# Ist ein Visual FoxPro Programm noch ratsam zu kaufen?



## hikeda_ya (19. April 2007)

Servus,

kann mir jemand von Euch sagen ob es Sinn macht ein ERP Programm zu kaufen das in Visual FoxPro geschrieben wurde. Und das in den kommenden Jahren noch stehtig weiter wachsen soll


----------



## Andreas Gaisbauer (20. April 2007)

Ich würde eigentlich davon abraten - es wird keine neuen VFP Versionen mehr geben und der Support für die Version 9 läuft noch bis 2015. Es kommt jetzt garnz darauf an wie langfristig das ERP Programm laufen soll...

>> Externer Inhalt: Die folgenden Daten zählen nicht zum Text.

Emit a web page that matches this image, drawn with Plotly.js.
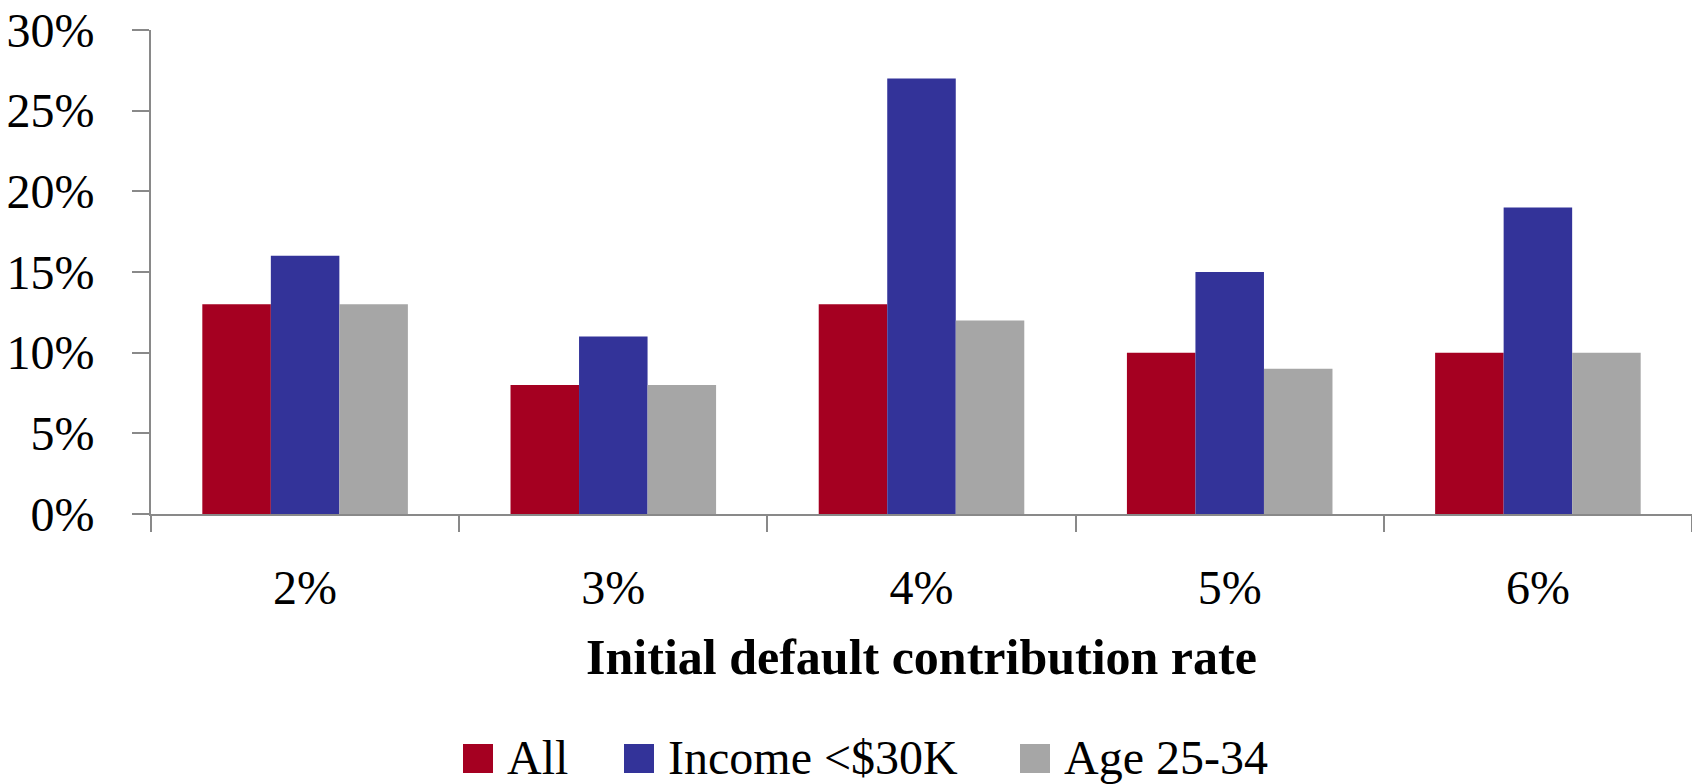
<!DOCTYPE html>
<html>
<head>
<meta charset="utf-8">
<script src="https://cdn.plot.ly/plotly-3.0.1.min.js"></script>
<style>html,body{margin:0;padding:0;background:#fff;}#chart{width:1692px;height:784px;}</style>
</head>
<body>
<div id="chart"></div>
<script>
const categories = ["2%", "3%", "4%", "5%", "6%"];
const seriesNames = ["All", "Income <$30K", "Age 25-34"];
const allValues = [13, 8, 13, 10, 10];
const incomeValues = [16, 11, 27, 15, 19];
const ageValues = [13, 8, 12, 9, 10];
const yTickValues = [0, 5, 10, 15, 20, 25, 30];
const xTitle = "Initial default contribution rate";

const colors = ["#A50021", "#333399", "#A6A6A6"];
const values = [allValues, incomeValues, ageValues];
const FONT = "'Liberation Serif', 'Times New Roman', serif";

const W = 1692, H = 784;
const M = {l: 151, r: 0, t: 30, b: 270};
const pw = W - M.l - M.r, ph = H - M.t - M.b;
const px = x => (x - M.l) / pw;
const py = y => (H - M.b - y) / ph;

const traces = values.map((v, i) => ({
  type: "bar",
  x: categories,
  y: v,
  name: seriesNames[i],
  marker: {color: colors[i], line: {width: 0}},
  showlegend: false,
  hoverinfo: "skip"
}));

// custom legend (large square swatches)
const legendSquares = [463, 624, 1020];
const shapes = [], annotations = [];
seriesNames.forEach((n, i) => {
  shapes.push({type: "rect", xref: "paper", yref: "paper",
    x0: px(legendSquares[i]), x1: px(legendSquares[i] + 30),
    y0: py(773), y1: py(744), fillcolor: colors[i], line: {width: 0}});
  annotations.push({xref: "paper", yref: "paper", x: px(legendSquares[i] + 42), y: py(758),
    xanchor: "left", yanchor: "middle", text: n, showarrow: false,
    font: {family: FONT, size: 48, color: "#000"}});
});

const layout = {
  width: W, height: H,
  margin: M,
  paper_bgcolor: "#fff", plot_bgcolor: "#fff",
  font: {family: FONT, size: 48, color: "#000"},
  barmode: "group", bargap: 0.333, bargroupgap: 0,
  xaxis: {
    type: "category",
    tickson: "boundaries",
    ticks: "outside", ticklen: 16, tickwidth: 2, tickcolor: "#898989",
    showline: true, linecolor: "#898989", linewidth: 2,
    showgrid: false, zeroline: false,
    ticklabelstandoff: 30,
    tickfont: {family: FONT, size: 48},
    title: {text: xTitle, font: {family: FONT, size: 50, weight: "bold"}, standoff: 26}
  },
  yaxis: {
    range: [0, 30],
    tickvals: yTickValues,
    ticktext: yTickValues.map(v => v + "%"),
    ticks: "outside", ticklen: 17, tickwidth: 2, tickcolor: "#898989",
    showline: true, linecolor: "#898989", linewidth: 2,
    showgrid: false, zeroline: false,
    ticklabelstandoff: 28,
    tickfont: {family: FONT, size: 48}
  },
  shapes: shapes,
  annotations: annotations
};

Plotly.newPlot("chart", traces, layout, {displayModeBar: false, staticPlot: true});
</script>
</body>
</html>
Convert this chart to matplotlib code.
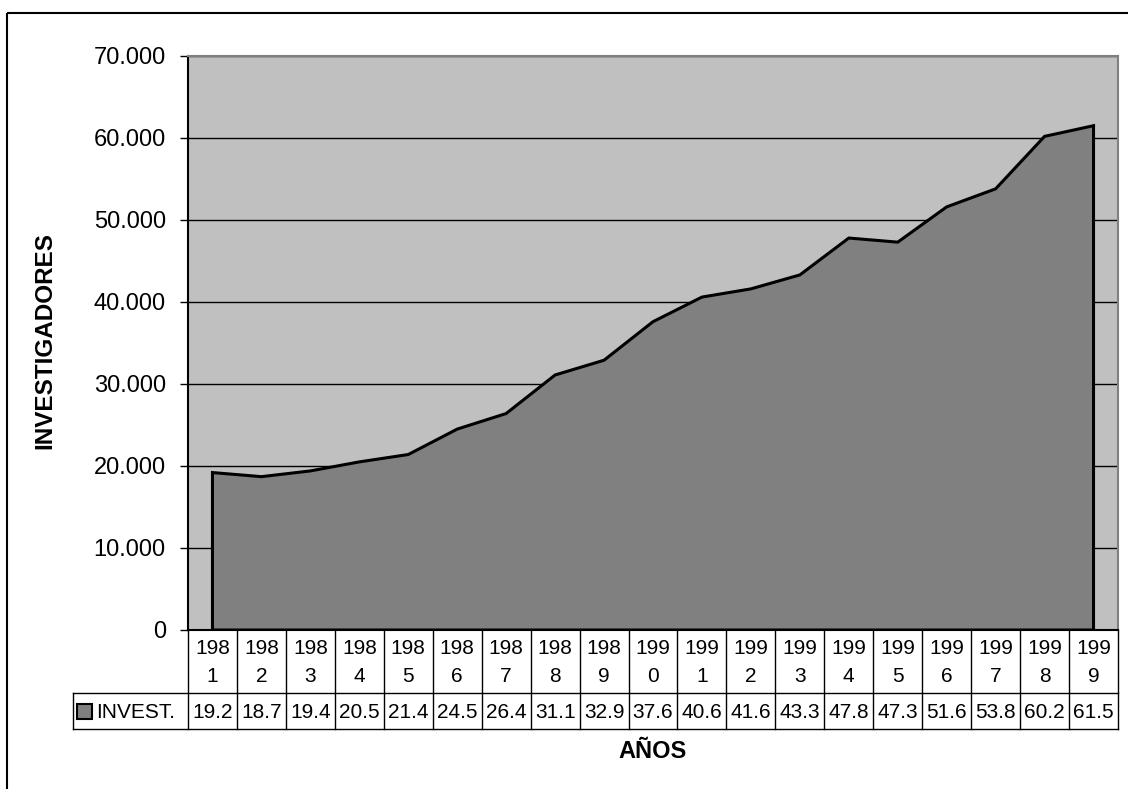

> We have been asked about our plans for a new version of VFP. We are announcing today that there will be no VFP 10. VFP9 will continue to be supported according to our existing policy with support through 2015


Quelle: http://msdn2.microsoft.com/en-us/vfoxpro/bb308952.aspx

2015 ist noch lange hin, aber ich persönlich sehe keinen besonderen Grund jetzt auf FoxPro zu setzen, wenn es sich sowieso um eine Neuentwicklung handelt... Aber das müsst ihr abwägen...


----------



## hikeda_ya (20. April 2007)

Ich danke Dir.

den Artikel habe ich auch gefunden. Und das es wohl von Sedna abgelöst werden soll?

nun das "alte ERP" Sytem läuft jetzt seit rund 25 Jahren. Denke sooo lange sollte das Neue auch laufen.


----------